start Data listing
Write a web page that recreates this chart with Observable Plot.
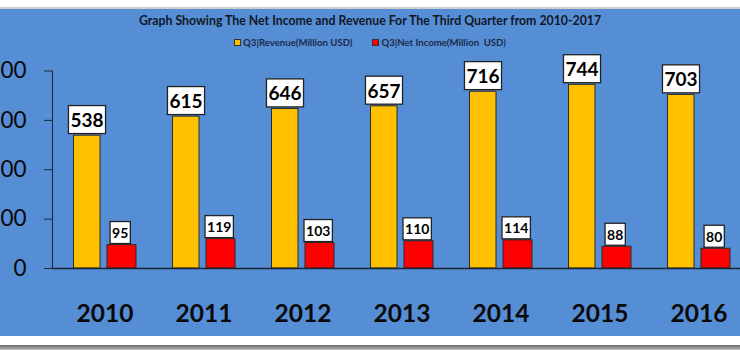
<!DOCTYPE html>
<html><head><meta charset="utf-8">
<script src="https://cdn.jsdelivr.net/npm/d3@7"></script>
<script src="https://cdn.jsdelivr.net/npm/@observablehq/plot@0.6"></script>
<style>
html,body{margin:0;padding:0;background:#fff;}
#wrap{position:relative;width:740px;height:350px;overflow:hidden;background:#fff;font-family:Lato,"Open Sans",sans-serif;}
#topline{position:absolute;left:0;top:7px;width:740px;height:2px;background:#cfcfcf;}
#panel{position:absolute;left:0;top:9px;width:740px;height:327px;background:#558ED5;}
#title{position:absolute;left:0;top:4px;width:740px;text-align:center;font-weight:700;font-size:12.3px;line-height:15px;color:#111827;}
#legend{position:absolute;left:0;top:27.5px;width:740px;display:flex;justify-content:center;gap:20px;font-weight:700;font-size:9.6px;line-height:12px;color:#1b2a4a;}
#legend span.sw{display:inline-block;width:5px;height:5px;border:1px solid #333;margin-right:2px;vertical-align:0px;}
#chart{position:absolute;left:0;top:0;}
#bottombar{position:absolute;left:0;top:345px;width:740px;height:5px;background:linear-gradient(#6a6a6a,#bdbdbd);}
#chart svg [aria-label^="x-axis"] text{font-size:24.5px;font-weight:700;fill:#0a0a0a;}
#chart svg [aria-label^="y-axis"] text{font-size:22.5px;font-weight:400;fill:#0a0a0a;}
</style></head>
<body>
<div id="wrap">
  <div id="topline"></div>
  <div id="panel">
    <div id="chart"></div>
    <div id="title"></div>
    <div id="legend"></div>
  </div>
  <div id="bottombar"></div>
</div>
<script>
const titleText = "Graph Showing The Net Income and Revenue For The Third Quarter from 2010-2017";
const years = ["2010","2011","2012","2013","2014","2015","2016"];
const revenue = [538, 615, 646, 657, 716, 744, 703];
const netIncome = [95, 119, 103, 110, 114, 88, 80];
const seriesNames = ["Q3|Revenue(Million USD)", "Q3|Net Income(Million  USD)"];
const seriesColors = ["#FFC000", "#FF0000"];
const yTicks = [0, 200, 400, 600, 800];

document.getElementById("title").textContent = titleText;
const leg = document.getElementById("legend");
seriesNames.forEach((n, i) => {
  const item = document.createElement("div");
  const sw = document.createElement("span");
  sw.className = "sw"; sw.style.background = seriesColors[i];
  item.appendChild(sw);
  item.appendChild(document.createTextNode(n));
  item.style.whiteSpace = "pre";
  leg.appendChild(item);
});

const data = years.map((y, i) => ({year: y, revenue: revenue[i], net: netIncome[i]}));

const chart = Plot.plot({
  width: 740, height: 327,
  marginTop: 61.5, marginBottom: 68, marginLeft: 52, marginRight: 0,
  style: {background: "transparent", fontFamily: "Lato, 'Open Sans', sans-serif", color: "#1b2533"},
  x: {domain: years, range: [53, 750], padding: 0, tickSize: 0, tickPadding: 36, label: null},
  y: {domain: [0, 800], range: [259, 61.5], ticks: yTicks, tickSize: 8, tickPadding: 18, label: null, line: true, tickFormat: d => String(d)},
  marks: [
    Plot.barY(data, {x: "year", y: "revenue", fill: seriesColors[0], stroke: "#2b2b2b", strokeWidth: 1, insetLeft: 18.5, insetRight: 54}),
    Plot.barY(data, {x: "year", y: "net", fill: seriesColors[1], stroke: "#2b2b2b", strokeWidth: 1, insetLeft: 52, insetRight: 18}),
    Plot.ruleY([0], {stroke: "#1b2533", strokeWidth: 1.6}),
    Plot.text(data, {x: "year", y: "revenue", text: d => String(d.revenue), dx: -18, dy: -14.7, fontSize: 19, fontWeight: 700, fill: "#000", lineAnchor: "middle"}),
    Plot.text(data, {x: "year", y: "net", text: d => String(d.net), dx: 15.2, dy: -11.5, fontSize: 14, fontWeight: 700, fill: "#000", lineAnchor: "middle"})
  ]
});
document.getElementById("chart").appendChild(chart);

// white label boxes behind the value labels
const boxH = [28, 22];
chart.querySelectorAll('g[aria-label="text"]').forEach((g, gi) => {
  g.querySelectorAll("text").forEach(t => {
    const b = t.getBBox();
    const h = boxH[gi] || 22, pad = 2;
    const r = document.createElementNS("http://www.w3.org/2000/svg", "rect");
    r.setAttribute("x", b.x - pad);
    r.setAttribute("width", b.width + 2 * pad);
    r.setAttribute("y", b.y + b.height / 2 - h / 2);
    r.setAttribute("height", h);
    r.setAttribute("fill", "#fff");
    r.setAttribute("stroke", "#222");
    r.setAttribute("stroke-width", 1.3);
    const tr = t.getAttribute("transform");
    if (tr) r.setAttribute("transform", tr);
    g.insertBefore(r, t);
  });
});
</script>
</body></html>
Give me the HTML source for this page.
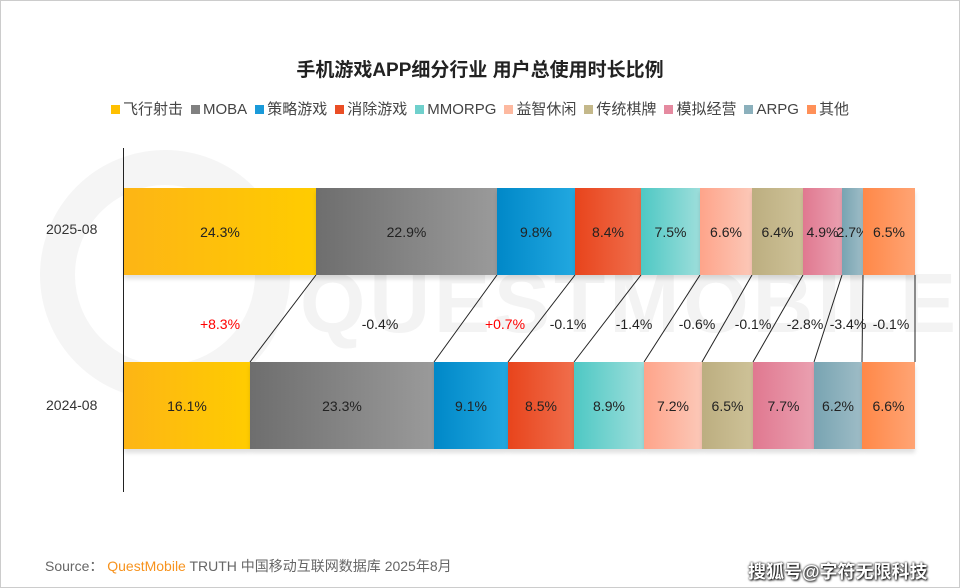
end Data listing
_Direction_.
Repeat the records above exactly, omitting every picture.

_Task answer_.
Write a web page that recreates this chart with Observable Plot.
<!DOCTYPE html>
<html><head><meta charset="utf-8">
<script src="https://cdn.jsdelivr.net/npm/d3@7"></script>
<script src="https://cdn.jsdelivr.net/npm/@observablehq/plot@0.6"></script>
<style>
html,body{margin:0;padding:0;background:#fff;}
#wrap{position:relative;width:740px;height:350px;overflow:hidden;background:#fff;font-family:Lato,"Open Sans",sans-serif;}
#topline{position:absolute;left:0;top:7px;width:740px;height:2px;background:#cfcfcf;}
#panel{position:absolute;left:0;top:9px;width:740px;height:327px;background:#558ED5;}
#title{position:absolute;left:0;top:4px;width:740px;text-align:center;font-weight:700;font-size:12.3px;line-height:15px;color:#111827;}
#legend{position:absolute;left:0;top:27.5px;width:740px;display:flex;justify-content:center;gap:20px;font-weight:700;font-size:9.6px;line-height:12px;color:#1b2a4a;}
#legend span.sw{display:inline-block;width:5px;height:5px;border:1px solid #333;margin-right:2px;vertical-align:0px;}
#chart{position:absolute;left:0;top:0;}
#bottombar{position:absolute;left:0;top:345px;width:740px;height:5px;background:linear-gradient(#6a6a6a,#bdbdbd);}
#chart svg [aria-label^="x-axis"] text{font-size:24.5px;font-weight:700;fill:#0a0a0a;}
#chart svg [aria-label^="y-axis"] text{font-size:22.5px;font-weight:400;fill:#0a0a0a;}
</style></head>
<body>
<div id="wrap">
  <div id="topline"></div>
  <div id="panel">
    <div id="chart"></div>
    <div id="title"></div>
    <div id="legend"></div>
  </div>
  <div id="bottombar"></div>
</div>
<script>
const titleText = "Graph Showing The Net Income and Revenue For The Third Quarter from 2010-2017";
const years = ["2010","2011","2012","2013","2014","2015","2016"];
const revenue = [538, 615, 646, 657, 716, 744, 703];
const netIncome = [95, 119, 103, 110, 114, 88, 80];
const seriesNames = ["Q3|Revenue(Million USD)", "Q3|Net Income(Million  USD)"];
const seriesColors = ["#FFC000", "#FF0000"];
const yTicks = [0, 200, 400, 600, 800];

document.getElementById("title").textContent = titleText;
const leg = document.getElementById("legend");
seriesNames.forEach((n, i) => {
  const item = document.createElement("div");
  const sw = document.createElement("span");
  sw.className = "sw"; sw.style.background = seriesColors[i];
  item.appendChild(sw);
  item.appendChild(document.createTextNode(n));
  item.style.whiteSpace = "pre";
  leg.appendChild(item);
});

const data = years.map((y, i) => ({year: y, revenue: revenue[i], net: netIncome[i]}));

const chart = Plot.plot({
  width: 740, height: 327,
  marginTop: 61.5, marginBottom: 68, marginLeft: 52, marginRight: 0,
  style: {background: "transparent", fontFamily: "Lato, 'Open Sans', sans-serif", color: "#1b2533"},
  x: {domain: years, range: [53, 750], padding: 0, tickSize: 0, tickPadding: 36, label: null},
  y: {domain: [0, 800], range: [259, 61.5], ticks: yTicks, tickSize: 8, tickPadding: 18, label: null, line: true, tickFormat: d => String(d)},
  marks: [
    Plot.barY(data, {x: "year", y: "revenue", fill: seriesColors[0], stroke: "#2b2b2b", strokeWidth: 1, insetLeft: 18.5, insetRight: 54}),
    Plot.barY(data, {x: "year", y: "net", fill: seriesColors[1], stroke: "#2b2b2b", strokeWidth: 1, insetLeft: 52, insetRight: 18}),
    Plot.ruleY([0], {stroke: "#1b2533", strokeWidth: 1.6}),
    Plot.text(data, {x: "year", y: "revenue", text: d => String(d.revenue), dx: -18, dy: -14.7, fontSize: 19, fontWeight: 700, fill: "#000", lineAnchor: "middle"}),
    Plot.text(data, {x: "year", y: "net", text: d => String(d.net), dx: 15.2, dy: -11.5, fontSize: 14, fontWeight: 700, fill: "#000", lineAnchor: "middle"})
  ]
});
document.getElementById("chart").appendChild(chart);

// white label boxes behind the value labels
const boxH = [28, 22];
chart.querySelectorAll('g[aria-label="text"]').forEach((g, gi) => {
  g.querySelectorAll("text").forEach(t => {
    const b = t.getBBox();
    const h = boxH[gi] || 22, pad = 2;
    const r = document.createElementNS("http://www.w3.org/2000/svg", "rect");
    r.setAttribute("x", b.x - pad);
    r.setAttribute("width", b.width + 2 * pad);
    r.setAttribute("y", b.y + b.height / 2 - h / 2);
    r.setAttribute("height", h);
    r.setAttribute("fill", "#fff");
    r.setAttribute("stroke", "#222");
    r.setAttribute("stroke-width", 1.3);
    const tr = t.getAttribute("transform");
    if (tr) r.setAttribute("transform", tr);
    g.insertBefore(r, t);
  });
});
</script>
</body></html>
Give me the HTML source for this page.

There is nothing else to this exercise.